So, classic quote in this world, 'nothing certain death but by death and taxes', my extension of this is the ever-changing requirements of authorization. Across these various businesses, I've had to go and rebuild the authorization framework at least three times in each company as the requirements kept changing. Because they signed a new client or they had a new user come online who wanted some custom roles to lock down their access. One of my previous companies, we had Emirates Airlines and Staples, the office supply shop, as two of our clients. And we onboarded them to our system that had like admin, viewer, an editor, a manager, and they're like, 'I can't put 60,000 people into those four roles, you need something more granular.' So I had to solve this problem over and over again.
Scaling a company, you start off nice and early, little day of rolls. Someone logs in, and you might have some code scattered about your codebase where you do some simple check whether the email address of who they're authenticated as from their token or some session or something includes your company's domain name, they're an admin, you should let them do everything. Very simple statement, anyone else is just a regular user. You might be using a scope instead of a token or something like this to denote this. But it's pretty simple logic, not too hard to kind of put in and kind of move on with your life.

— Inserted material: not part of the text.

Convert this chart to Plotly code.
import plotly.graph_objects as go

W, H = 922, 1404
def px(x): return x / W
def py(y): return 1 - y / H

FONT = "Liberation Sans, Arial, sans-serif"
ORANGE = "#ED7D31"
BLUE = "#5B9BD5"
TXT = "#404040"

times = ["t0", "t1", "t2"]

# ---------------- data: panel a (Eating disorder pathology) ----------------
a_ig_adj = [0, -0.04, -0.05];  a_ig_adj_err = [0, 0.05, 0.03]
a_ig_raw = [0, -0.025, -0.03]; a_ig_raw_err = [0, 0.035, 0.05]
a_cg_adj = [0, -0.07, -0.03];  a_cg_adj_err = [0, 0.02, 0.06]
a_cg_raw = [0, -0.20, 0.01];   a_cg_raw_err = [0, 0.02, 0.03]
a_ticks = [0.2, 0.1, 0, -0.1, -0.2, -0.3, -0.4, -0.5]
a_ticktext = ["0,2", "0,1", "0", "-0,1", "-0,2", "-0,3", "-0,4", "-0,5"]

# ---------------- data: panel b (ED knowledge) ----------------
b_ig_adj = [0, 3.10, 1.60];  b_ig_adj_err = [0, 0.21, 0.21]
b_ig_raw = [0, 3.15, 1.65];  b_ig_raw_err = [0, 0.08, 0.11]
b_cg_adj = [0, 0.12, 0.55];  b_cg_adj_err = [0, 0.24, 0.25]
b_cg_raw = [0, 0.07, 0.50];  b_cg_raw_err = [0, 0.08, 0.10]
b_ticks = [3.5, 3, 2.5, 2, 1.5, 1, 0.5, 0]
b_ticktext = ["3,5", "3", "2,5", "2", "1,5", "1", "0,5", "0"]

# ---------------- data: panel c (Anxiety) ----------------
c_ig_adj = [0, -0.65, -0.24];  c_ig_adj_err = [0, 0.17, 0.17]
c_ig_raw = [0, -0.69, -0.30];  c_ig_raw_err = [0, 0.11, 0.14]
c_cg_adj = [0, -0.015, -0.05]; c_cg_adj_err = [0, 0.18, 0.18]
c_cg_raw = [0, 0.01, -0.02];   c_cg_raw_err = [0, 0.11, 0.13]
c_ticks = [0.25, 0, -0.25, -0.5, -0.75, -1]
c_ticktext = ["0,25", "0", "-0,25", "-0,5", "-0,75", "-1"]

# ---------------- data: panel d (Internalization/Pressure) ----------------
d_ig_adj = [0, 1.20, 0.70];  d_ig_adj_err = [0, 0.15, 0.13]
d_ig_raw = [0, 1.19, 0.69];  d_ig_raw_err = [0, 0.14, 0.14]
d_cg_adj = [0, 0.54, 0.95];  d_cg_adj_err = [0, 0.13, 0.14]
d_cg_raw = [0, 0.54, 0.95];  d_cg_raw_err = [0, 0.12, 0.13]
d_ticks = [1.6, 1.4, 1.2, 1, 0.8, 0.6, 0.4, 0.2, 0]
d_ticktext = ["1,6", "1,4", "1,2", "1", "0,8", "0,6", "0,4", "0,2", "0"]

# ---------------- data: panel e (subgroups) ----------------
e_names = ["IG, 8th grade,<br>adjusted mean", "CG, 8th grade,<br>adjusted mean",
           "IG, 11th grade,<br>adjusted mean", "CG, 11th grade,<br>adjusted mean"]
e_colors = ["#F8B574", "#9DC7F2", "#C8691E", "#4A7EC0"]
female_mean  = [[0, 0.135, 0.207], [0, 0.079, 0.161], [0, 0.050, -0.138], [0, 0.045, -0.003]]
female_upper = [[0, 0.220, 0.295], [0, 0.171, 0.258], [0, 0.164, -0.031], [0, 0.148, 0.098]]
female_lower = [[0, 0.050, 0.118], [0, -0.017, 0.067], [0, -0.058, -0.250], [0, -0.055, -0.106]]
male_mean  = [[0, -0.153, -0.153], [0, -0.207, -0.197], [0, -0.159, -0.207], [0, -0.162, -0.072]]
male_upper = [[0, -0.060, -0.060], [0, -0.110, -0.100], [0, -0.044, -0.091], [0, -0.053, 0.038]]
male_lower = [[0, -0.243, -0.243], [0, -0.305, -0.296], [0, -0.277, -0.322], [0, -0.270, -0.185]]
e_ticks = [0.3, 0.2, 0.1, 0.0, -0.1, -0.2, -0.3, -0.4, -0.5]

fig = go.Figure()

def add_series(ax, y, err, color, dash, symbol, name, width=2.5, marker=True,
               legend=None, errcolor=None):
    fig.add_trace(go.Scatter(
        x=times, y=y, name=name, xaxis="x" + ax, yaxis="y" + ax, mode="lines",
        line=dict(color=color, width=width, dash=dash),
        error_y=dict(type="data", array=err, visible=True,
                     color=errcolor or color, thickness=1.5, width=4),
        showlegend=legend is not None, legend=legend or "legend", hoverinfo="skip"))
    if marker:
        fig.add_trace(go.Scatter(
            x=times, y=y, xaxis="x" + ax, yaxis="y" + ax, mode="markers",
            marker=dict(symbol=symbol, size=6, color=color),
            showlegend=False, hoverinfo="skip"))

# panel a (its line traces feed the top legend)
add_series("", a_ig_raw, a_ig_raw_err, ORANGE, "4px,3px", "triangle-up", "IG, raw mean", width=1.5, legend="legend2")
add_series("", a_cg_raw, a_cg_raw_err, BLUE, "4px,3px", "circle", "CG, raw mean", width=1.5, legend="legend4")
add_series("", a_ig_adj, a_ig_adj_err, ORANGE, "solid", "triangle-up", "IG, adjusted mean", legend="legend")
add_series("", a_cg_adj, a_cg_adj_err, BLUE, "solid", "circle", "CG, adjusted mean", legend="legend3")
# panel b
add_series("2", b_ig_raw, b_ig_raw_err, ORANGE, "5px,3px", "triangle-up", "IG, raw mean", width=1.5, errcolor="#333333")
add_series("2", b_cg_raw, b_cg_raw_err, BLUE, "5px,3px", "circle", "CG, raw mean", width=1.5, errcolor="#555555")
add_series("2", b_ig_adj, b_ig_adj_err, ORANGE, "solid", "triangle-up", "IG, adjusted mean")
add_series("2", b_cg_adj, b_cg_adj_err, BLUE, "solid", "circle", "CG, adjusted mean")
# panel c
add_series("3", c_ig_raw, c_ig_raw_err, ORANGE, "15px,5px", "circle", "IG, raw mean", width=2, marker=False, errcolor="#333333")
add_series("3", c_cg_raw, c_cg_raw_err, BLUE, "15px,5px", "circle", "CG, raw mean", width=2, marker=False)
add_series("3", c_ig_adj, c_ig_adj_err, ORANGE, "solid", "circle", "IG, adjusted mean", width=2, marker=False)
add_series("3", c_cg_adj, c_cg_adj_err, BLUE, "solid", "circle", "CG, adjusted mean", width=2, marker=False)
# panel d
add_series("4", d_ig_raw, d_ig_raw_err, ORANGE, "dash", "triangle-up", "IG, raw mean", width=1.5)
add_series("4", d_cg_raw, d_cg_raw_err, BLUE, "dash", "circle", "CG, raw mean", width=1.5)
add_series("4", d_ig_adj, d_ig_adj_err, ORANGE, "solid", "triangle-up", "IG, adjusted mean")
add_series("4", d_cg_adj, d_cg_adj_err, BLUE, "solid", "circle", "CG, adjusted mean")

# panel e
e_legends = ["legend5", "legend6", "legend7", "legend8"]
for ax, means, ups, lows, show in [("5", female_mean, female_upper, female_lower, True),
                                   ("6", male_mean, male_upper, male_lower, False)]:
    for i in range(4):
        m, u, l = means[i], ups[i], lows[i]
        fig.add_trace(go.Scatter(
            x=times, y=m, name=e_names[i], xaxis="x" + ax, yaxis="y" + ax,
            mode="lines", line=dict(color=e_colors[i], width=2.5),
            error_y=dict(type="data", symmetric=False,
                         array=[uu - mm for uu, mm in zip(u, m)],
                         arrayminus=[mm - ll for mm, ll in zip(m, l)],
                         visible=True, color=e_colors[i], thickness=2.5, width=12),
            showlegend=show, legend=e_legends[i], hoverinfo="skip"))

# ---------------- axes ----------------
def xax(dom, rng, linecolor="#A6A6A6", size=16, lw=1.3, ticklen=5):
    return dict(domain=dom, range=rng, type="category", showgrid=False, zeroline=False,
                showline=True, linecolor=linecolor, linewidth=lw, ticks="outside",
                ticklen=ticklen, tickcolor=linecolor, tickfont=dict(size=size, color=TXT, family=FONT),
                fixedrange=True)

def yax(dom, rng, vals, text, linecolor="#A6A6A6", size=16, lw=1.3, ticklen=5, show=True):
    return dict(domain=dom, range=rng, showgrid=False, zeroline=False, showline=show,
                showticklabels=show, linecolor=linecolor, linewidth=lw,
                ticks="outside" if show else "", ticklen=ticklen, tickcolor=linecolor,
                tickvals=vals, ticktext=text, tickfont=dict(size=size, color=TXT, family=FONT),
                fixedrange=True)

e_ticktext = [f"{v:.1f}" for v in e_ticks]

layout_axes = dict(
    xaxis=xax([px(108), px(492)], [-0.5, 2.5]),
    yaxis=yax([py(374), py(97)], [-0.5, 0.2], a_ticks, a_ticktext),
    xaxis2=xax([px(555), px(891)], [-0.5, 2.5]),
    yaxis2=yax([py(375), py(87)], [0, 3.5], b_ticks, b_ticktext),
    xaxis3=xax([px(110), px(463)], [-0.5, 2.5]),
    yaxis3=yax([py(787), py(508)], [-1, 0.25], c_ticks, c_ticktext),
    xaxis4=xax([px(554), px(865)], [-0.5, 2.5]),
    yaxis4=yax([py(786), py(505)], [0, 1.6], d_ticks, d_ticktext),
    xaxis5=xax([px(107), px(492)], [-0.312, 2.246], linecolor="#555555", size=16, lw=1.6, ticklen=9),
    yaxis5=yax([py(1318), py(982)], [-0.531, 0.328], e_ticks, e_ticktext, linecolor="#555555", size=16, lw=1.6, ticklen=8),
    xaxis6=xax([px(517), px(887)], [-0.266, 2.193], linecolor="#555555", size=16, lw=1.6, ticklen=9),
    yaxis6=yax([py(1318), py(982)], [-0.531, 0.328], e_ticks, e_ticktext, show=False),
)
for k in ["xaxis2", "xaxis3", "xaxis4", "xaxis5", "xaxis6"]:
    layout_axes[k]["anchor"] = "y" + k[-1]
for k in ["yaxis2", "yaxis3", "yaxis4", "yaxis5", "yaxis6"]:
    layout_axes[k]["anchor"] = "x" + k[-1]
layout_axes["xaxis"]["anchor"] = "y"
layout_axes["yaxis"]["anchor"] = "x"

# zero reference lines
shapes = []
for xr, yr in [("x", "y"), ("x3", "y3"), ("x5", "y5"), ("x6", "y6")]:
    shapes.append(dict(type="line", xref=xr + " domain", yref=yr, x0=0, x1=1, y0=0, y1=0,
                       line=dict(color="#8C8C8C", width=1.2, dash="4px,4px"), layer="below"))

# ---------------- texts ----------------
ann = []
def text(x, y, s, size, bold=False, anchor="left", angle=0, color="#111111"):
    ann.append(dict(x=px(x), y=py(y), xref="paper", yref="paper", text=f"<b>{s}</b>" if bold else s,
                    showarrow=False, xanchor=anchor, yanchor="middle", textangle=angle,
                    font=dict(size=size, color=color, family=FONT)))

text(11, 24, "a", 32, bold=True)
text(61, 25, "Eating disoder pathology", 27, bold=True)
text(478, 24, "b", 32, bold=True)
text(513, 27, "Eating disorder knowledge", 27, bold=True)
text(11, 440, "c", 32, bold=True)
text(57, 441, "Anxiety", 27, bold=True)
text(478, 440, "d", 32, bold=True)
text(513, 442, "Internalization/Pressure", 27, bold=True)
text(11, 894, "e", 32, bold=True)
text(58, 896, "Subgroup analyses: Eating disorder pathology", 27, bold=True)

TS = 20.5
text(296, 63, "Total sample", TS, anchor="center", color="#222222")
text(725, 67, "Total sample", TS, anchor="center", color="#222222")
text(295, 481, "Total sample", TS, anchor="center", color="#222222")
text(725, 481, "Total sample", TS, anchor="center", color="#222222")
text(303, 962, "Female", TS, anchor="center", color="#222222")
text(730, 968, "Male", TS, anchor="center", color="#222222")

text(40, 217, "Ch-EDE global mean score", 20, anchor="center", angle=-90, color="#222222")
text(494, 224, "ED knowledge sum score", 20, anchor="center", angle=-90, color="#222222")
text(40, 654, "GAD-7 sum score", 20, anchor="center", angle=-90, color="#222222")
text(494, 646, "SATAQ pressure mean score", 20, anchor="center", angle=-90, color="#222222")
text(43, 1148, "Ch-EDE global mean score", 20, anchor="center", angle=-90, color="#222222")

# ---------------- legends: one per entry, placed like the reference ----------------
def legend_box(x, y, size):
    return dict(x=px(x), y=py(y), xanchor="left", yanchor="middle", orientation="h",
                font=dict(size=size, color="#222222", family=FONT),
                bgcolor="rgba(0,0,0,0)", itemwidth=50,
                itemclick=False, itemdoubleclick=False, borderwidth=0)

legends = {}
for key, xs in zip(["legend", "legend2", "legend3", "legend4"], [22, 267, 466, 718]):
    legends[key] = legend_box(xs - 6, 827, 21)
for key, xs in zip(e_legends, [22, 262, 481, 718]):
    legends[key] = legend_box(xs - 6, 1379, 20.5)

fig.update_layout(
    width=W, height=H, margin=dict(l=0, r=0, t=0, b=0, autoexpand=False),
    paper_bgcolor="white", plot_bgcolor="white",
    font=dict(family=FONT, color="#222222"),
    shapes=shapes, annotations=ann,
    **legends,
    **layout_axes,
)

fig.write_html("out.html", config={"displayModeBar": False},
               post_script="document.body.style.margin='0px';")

Then you start scaling up, maybe you've got a sales team, and things are going pretty well, and they want to start locking down feature access. They can package it up and sell it to different people for lots of money, and usually unreasonable amounts of money. They want to be able to change that conditions on the fly. So now you're going to start to use this concept like, okay, this person's logged in, they're an end-user, what company they belong to. If they have a premium package associated with that company then they should be able to do things. It's like, yeah okay, it's another check, not too bad. But you have to sprinkle this logic out across all your request handlers. You can maybe do this using a feature flag solution based on the client ID, the contract ID or something like that. But the logic kind of gets a bit more complicated.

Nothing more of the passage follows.